Return all lines that include the string "chart".

━━━━━━━━━━━━━━━━━━━━━━━━━━━━━━

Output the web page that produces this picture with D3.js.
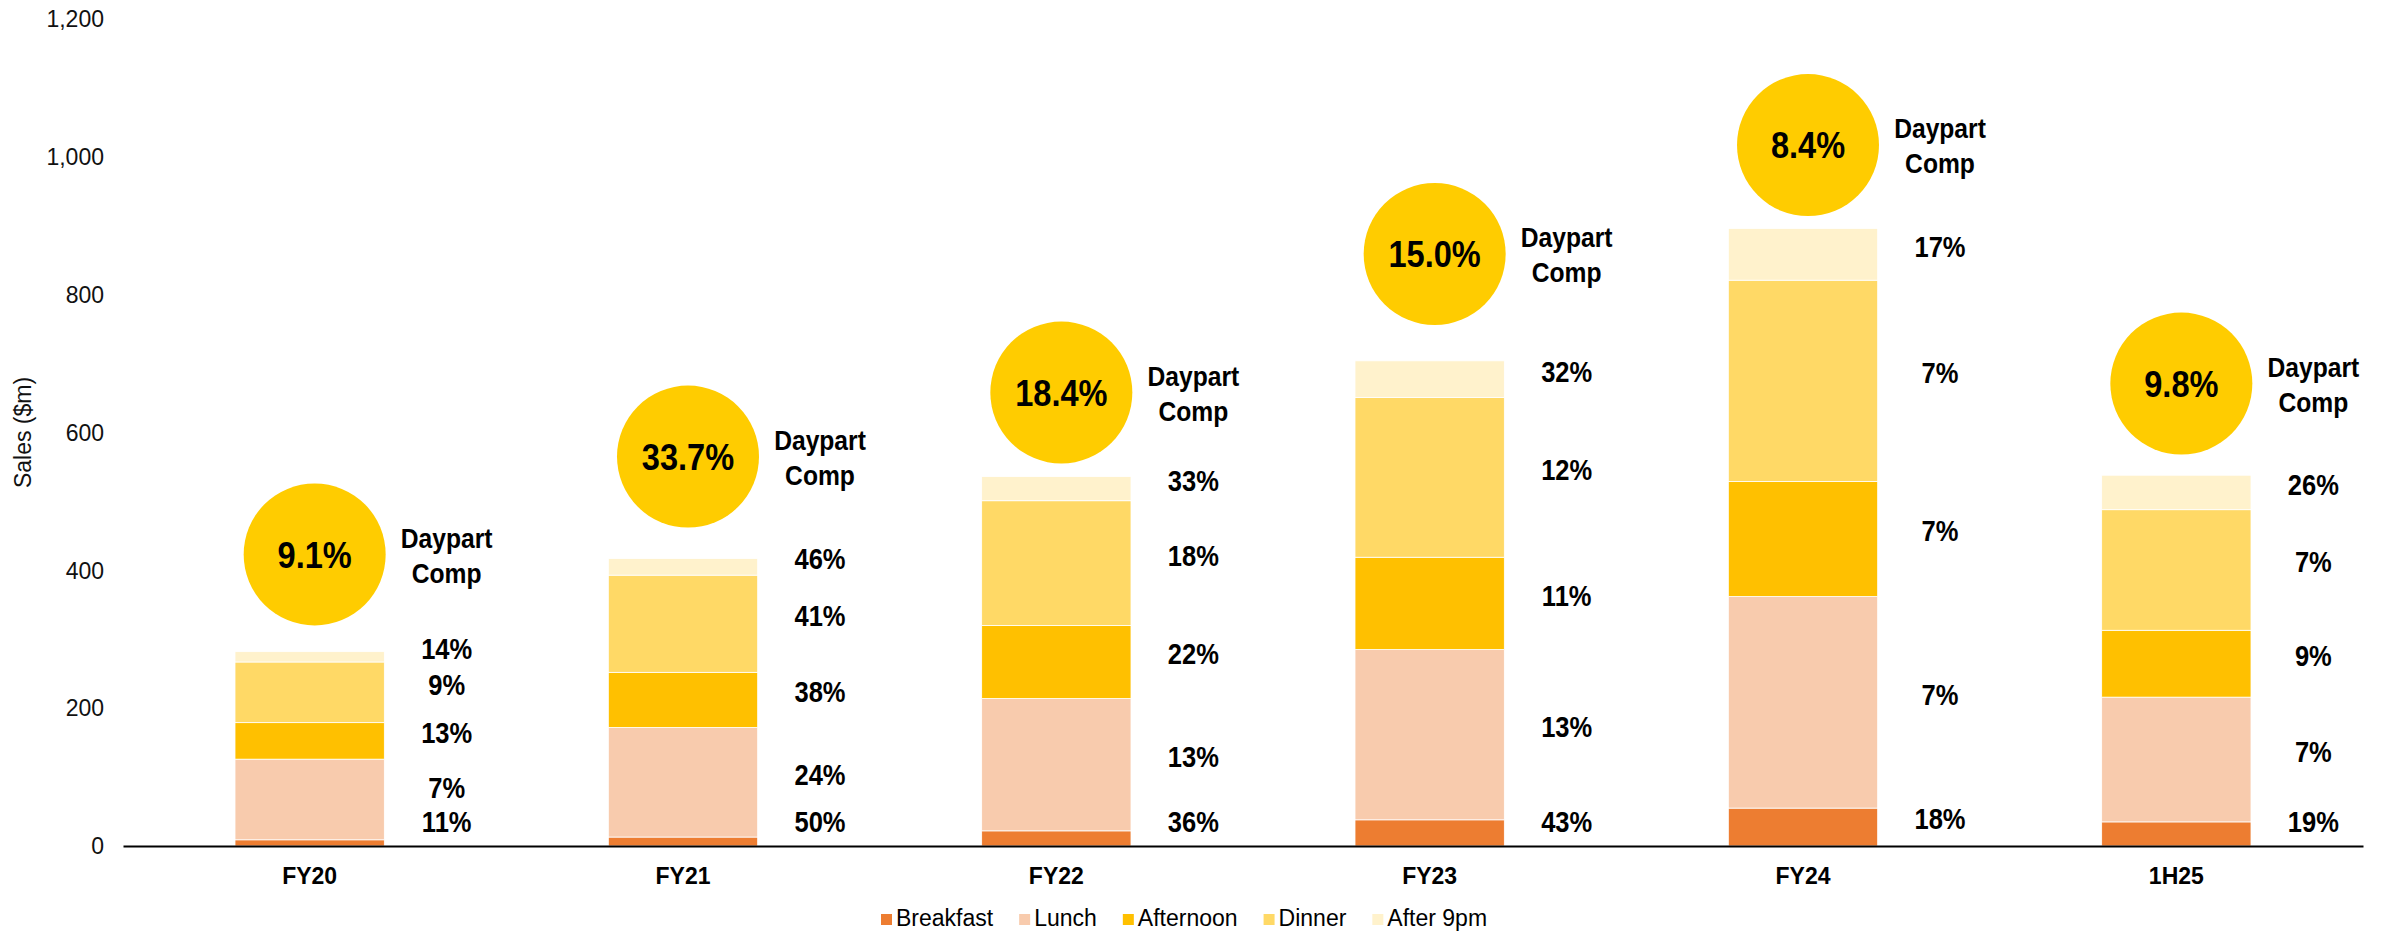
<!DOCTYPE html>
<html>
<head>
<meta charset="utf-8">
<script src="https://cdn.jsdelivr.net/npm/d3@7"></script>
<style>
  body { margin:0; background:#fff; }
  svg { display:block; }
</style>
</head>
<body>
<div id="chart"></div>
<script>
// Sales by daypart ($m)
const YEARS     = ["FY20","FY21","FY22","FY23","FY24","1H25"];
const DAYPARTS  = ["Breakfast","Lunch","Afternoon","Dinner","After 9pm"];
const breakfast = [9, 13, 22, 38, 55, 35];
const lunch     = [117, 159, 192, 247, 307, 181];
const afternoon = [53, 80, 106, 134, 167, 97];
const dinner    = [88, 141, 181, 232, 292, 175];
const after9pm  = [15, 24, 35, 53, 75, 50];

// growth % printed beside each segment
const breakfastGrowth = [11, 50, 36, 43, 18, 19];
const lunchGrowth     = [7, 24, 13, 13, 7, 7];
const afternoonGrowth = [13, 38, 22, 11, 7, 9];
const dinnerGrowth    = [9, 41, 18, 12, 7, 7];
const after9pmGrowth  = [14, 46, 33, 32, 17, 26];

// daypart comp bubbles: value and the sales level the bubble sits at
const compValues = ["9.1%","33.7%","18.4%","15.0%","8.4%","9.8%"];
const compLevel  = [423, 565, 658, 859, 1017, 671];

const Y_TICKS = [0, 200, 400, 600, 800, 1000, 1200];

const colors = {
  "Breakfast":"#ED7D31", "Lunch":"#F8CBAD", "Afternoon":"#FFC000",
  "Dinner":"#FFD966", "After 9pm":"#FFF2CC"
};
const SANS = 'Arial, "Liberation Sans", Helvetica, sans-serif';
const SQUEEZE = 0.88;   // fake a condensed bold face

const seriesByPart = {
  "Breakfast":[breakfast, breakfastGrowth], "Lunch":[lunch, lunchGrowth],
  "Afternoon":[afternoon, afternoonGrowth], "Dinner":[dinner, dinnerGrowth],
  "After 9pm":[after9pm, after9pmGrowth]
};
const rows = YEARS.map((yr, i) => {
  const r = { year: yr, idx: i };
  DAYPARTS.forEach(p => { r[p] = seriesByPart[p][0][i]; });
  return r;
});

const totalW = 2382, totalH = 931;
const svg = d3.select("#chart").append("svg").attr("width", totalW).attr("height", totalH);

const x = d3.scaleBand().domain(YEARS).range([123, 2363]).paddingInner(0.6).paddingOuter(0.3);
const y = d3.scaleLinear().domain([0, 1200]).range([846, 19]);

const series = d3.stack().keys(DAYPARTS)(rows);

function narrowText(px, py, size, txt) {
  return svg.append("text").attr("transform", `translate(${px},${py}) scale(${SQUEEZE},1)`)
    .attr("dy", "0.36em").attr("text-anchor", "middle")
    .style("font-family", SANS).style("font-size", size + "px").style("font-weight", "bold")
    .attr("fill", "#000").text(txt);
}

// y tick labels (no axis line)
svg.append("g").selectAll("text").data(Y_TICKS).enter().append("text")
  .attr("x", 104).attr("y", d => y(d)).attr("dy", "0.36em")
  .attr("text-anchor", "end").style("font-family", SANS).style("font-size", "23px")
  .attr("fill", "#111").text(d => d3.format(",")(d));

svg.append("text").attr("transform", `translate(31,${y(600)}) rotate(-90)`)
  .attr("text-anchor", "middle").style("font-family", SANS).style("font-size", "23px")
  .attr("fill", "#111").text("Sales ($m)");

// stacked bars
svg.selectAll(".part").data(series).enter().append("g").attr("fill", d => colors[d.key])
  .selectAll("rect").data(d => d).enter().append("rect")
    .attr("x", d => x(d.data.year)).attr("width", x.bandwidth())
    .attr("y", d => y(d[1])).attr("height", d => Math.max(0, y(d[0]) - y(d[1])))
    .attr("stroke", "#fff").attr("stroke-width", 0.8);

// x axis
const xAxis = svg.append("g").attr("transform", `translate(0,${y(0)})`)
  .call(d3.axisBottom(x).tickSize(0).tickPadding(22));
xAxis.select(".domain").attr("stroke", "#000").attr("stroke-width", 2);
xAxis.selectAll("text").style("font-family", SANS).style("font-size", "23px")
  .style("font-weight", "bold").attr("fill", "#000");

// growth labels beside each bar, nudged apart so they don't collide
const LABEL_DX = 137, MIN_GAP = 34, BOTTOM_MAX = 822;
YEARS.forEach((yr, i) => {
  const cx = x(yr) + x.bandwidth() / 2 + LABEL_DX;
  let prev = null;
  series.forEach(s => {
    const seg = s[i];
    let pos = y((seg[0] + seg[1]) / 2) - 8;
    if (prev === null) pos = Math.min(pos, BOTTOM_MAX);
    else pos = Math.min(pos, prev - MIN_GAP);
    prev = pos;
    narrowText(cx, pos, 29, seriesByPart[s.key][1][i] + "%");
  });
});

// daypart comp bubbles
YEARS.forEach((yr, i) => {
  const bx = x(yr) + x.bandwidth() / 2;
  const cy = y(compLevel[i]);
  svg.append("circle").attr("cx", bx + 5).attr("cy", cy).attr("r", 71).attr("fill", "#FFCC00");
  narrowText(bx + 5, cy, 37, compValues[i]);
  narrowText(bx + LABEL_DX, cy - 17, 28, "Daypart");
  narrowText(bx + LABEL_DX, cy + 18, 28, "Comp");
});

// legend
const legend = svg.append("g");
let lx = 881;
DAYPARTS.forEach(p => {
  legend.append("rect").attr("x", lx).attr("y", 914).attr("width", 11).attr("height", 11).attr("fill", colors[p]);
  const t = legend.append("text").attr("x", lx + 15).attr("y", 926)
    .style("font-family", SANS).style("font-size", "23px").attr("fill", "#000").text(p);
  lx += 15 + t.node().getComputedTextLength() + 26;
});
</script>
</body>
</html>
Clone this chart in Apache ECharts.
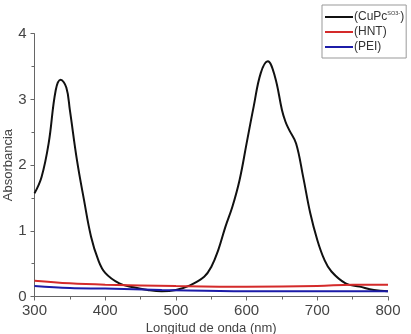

━━━━━━━━━━━━━━━━━━━━━━━━━━━━━━

> EXERCISE RESULT:
<div id="chart"></div>
const svg = d3.select("#chart").append("svg").attr("width", totalW).attr("height", totalH);
Clone this chart in Apache ECharts.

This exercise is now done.